We help many accounting firms and tax practitioners with the more complex parts of tax, and this year we have seen SARS asking more technical tax audit questions. Make sure you and your tax accountant are ready for the following technical questions –
- Employment contract or letter from employer confirming the use of home office (stating why the taxpayer is required to perform work from home as well as whether an office is provided at the employer’s premises).
- Schedule of the home office expenses incurred for the tax period, together with the relevant account statement or receipt issued for each expense.
- Square meters of home office area as well as the total home area square meters, including outbuildings. This can be a complex computation and SARS there is no one-size fits all approach; this depends on the type of expense you are claiming.
- Provide at least one utility bill that indicates the physical address of the home in the event a physical inspection is deemed necessary.
- Provide utility bills in the name of the taxpayer/business showing the physical address of the business, or an affidavit if the property is not owned by the taxpayer, in the event that a physical inspection is deemed necessary.
- Should you claim for the depreciation of an asset being used at your home office which is owned by yourself, SARS will require an employment contract or letter from employer confirming the use of the applicable asset that relates to the depreciation claimed. SARS will also require proof of the asset purchased as well as a breakdown of the calculations of the claim.

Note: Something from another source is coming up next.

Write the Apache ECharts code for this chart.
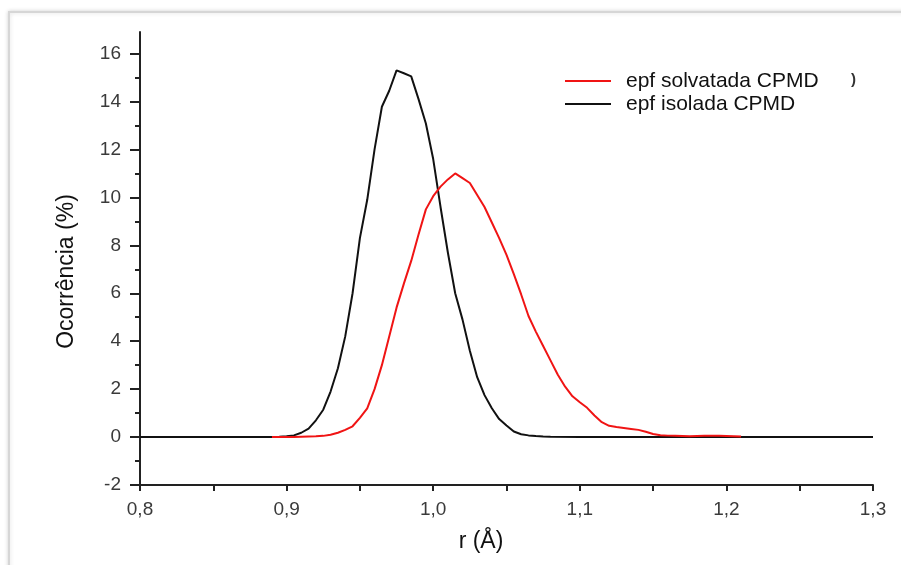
<!DOCTYPE html>
<html>
<head>
<meta charset="utf-8">
<script src="https://cdn.jsdelivr.net/npm/echarts@6/dist/echarts.min.js"></script>
<style>
html,body{margin:0;padding:0;background:#fff;}
#chart{width:901px;height:565px;}
</style>
</head>
<body>
<div id="chart"></div>
<script>
// ---- data ----
const seriesNames = ['epf solvatada CPMD', 'epf isolada CPMD'];

const blackR = [0.80, 0.85, 0.89, 0.895, 0.900, 0.905, 0.910, 0.915, 0.920, 0.925, 0.930, 0.935, 0.940, 0.945, 0.950, 0.955, 0.960, 0.965, 0.970, 0.975, 0.980, 0.985, 0.990, 0.995, 1.000, 1.005, 1.010, 1.015, 1.020, 1.025, 1.030, 1.035, 1.040, 1.045, 1.050, 1.055, 1.060, 1.065, 1.070, 1.075, 1.080, 1.10, 1.15, 1.20, 1.25, 1.30];
const blackV = [0, 0, 0, 0.01, 0.03, 0.07, 0.18, 0.35, 0.70, 1.14, 1.90, 2.87, 4.20, 6.00, 8.30, 9.90, 12.00, 13.78, 14.45, 15.30, 15.18, 15.05, 14.10, 13.08, 11.60, 9.60, 7.70, 6.00, 4.90, 3.60, 2.50, 1.75, 1.20, 0.75, 0.48, 0.23, 0.12, 0.07, 0.04, 0.02, 0.01, 0, 0, 0, 0, 0];

const redR = [0.890, 0.895, 0.900, 0.905, 0.910, 0.915, 0.920, 0.925, 0.930, 0.935, 0.940, 0.945, 0.950, 0.955, 0.960, 0.965, 0.970, 0.975, 0.980, 0.985, 0.990, 0.995, 1.000, 1.005, 1.010, 1.015, 1.020, 1.025, 1.030, 1.035, 1.040, 1.045, 1.050, 1.055, 1.060, 1.065, 1.070, 1.075, 1.080, 1.085, 1.090, 1.095, 1.100, 1.105, 1.110, 1.115, 1.120, 1.125, 1.130, 1.135, 1.140, 1.145, 1.150, 1.155, 1.160, 1.165, 1.170, 1.175, 1.180, 1.185, 1.190, 1.195, 1.200, 1.205, 1.210];
const redV = [0, 0, 0, 0, 0.01, 0.02, 0.03, 0.05, 0.10, 0.18, 0.30, 0.45, 0.80, 1.20, 2.00, 3.00, 4.20, 5.40, 6.40, 7.35, 8.45, 9.50, 10.05, 10.45, 10.75, 11.00, 10.80, 10.60, 10.10, 9.60, 8.95, 8.30, 7.60, 6.80, 5.95, 5.05, 4.40, 3.80, 3.20, 2.60, 2.10, 1.70, 1.45, 1.22, 0.90, 0.62, 0.47, 0.42, 0.38, 0.34, 0.30, 0.22, 0.13, 0.08, 0.06, 0.05, 0.04, 0.03, 0.04, 0.05, 0.05, 0.05, 0.04, 0.03, 0.02];

const xLabelValues = [0.8, 0.9, 1.0, 1.1, 1.2, 1.3];
const xTickValues = [0.8, 0.85, 0.9, 0.95, 1.0, 1.05, 1.1, 1.15, 1.2, 1.25, 1.3];
const yLabelValues = [-2, 0, 2, 4, 6, 8, 10, 12, 14, 16];
const yMinorTickValues = [-1, 1, 3, 5, 7, 9, 11, 13, 15];

const xTitle = 'r (Å)';
const yTitle = 'Ocorrência (%)';

// ---- chart ----
const zip = (a, b) => a.map((v, i) => [v, b[i]]);
const FONT = '"Liberation Sans", Arial, sans-serif';
const chart = echarts.init(document.getElementById('chart'), null, {renderer: 'canvas'});

chart.setOption({
  backgroundColor: '#ffffff',
  animation: false,
  graphic: [
    {type: 'rect', z: -10, silent: true,
     shape: {x: 9, y: 12, width: 900, height: 560},
     style: {fill: '#ffffff', stroke: '#d6d6d6', lineWidth: 2,
             shadowBlur: 4, shadowColor: 'rgba(0,0,0,0.15)'}},
    {type: 'text', left: 851, top: 72, silent: true,
     style: {text: ')', fill: '#333', font: 'bold 15px ' + FONT}}
  ],
  grid: {left: 140, right: 28, top: 32, bottom: 80, containLabel: false},
  legend: {
    orient: 'vertical', left: 560, top: 65,
    data: seriesNames,
    icon: 'rect', itemWidth: 46, itemHeight: 2, itemGap: 1,
    textStyle: {fontFamily: FONT, fontSize: 21, color: '#111', lineHeight: 22, padding: [0, 0, 0, 10]}
  },
  xAxis: {
    type: 'value', min: 0.8, max: 1.3,
    name: xTitle, nameLocation: 'middle', nameGap: 45,
    nameTextStyle: {fontFamily: FONT, fontSize: 23, color: '#111', padding: [0, 51, 0, 0]},
    axisLine: {show: true, onZero: false, lineStyle: {color: '#222', width: 2}},
    axisTick: {show: true, length: 6, customValues: xTickValues, lineStyle: {color: '#222', width: 2}},
    axisLabel: {customValues: xLabelValues, margin: 15, fontFamily: FONT, fontSize: 19, color: '#3a3a3a',
                formatter: v => Number(v).toFixed(1).replace('.', ',')},
    splitLine: {show: false}
  },
  yAxis: [
    {
      type: 'value', min: -2, max: 16.9, position: 'left',
      name: yTitle, nameLocation: 'middle', nameGap: 62, nameRotate: 90,
      nameTextStyle: {fontFamily: FONT, fontSize: 23, color: '#111', padding: [0, 26, 0, 0]},
      axisLine: {show: true, onZero: false, lineStyle: {color: '#222', width: 2}},
      axisTick: {show: true, length: 10, customValues: yLabelValues, lineStyle: {color: '#222', width: 2}},
      axisLabel: {customValues: yLabelValues, margin: 19, fontFamily: FONT, fontSize: 19, color: '#3a3a3a',
                  formatter: v => String(v)},
      splitLine: {show: false}
    },
    {
      type: 'value', min: -2, max: 16.9, position: 'left',
      axisLine: {show: false},
      axisTick: {show: true, length: 5, customValues: yMinorTickValues, lineStyle: {color: '#222', width: 2}},
      axisLabel: {show: false},
      splitLine: {show: false}
    }
  ],
  series: [
    {
      name: seriesNames[1], type: 'line', yAxisIndex: 0,
      data: zip(blackR, blackV), showSymbol: false, symbol: 'none',
      lineStyle: {color: '#111111', width: 2}, itemStyle: {color: '#111111'}, z: 2
    },
    {
      name: seriesNames[0], type: 'line', yAxisIndex: 0,
      data: zip(redR, redV), showSymbol: false, symbol: 'none',
      lineStyle: {color: '#f01414', width: 2}, itemStyle: {color: '#f01414'}, z: 3
    }
  ]
});
</script>
</body>
</html>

The above is not an exhaustive list and therefore taxpayers are warned to keep a strict record of their expenses incurred at their home office. You can also now be guilty of an offence where you do not keep accurate records for 5 years or where you try and defraud SARS with a false claim.
A final word of warning which your tax practitioner or tax consultant can explain. Where you claim home office expenses against income tax, the eventual sale of your property will mean that you cannot claim the whole property for capital gains tax purposes, including primary residency relief, on disposal. Nevertheless, when you do the maths, a home office tax claim still makes good financial sense and is one of the legitimate tax claims which should not be ignored.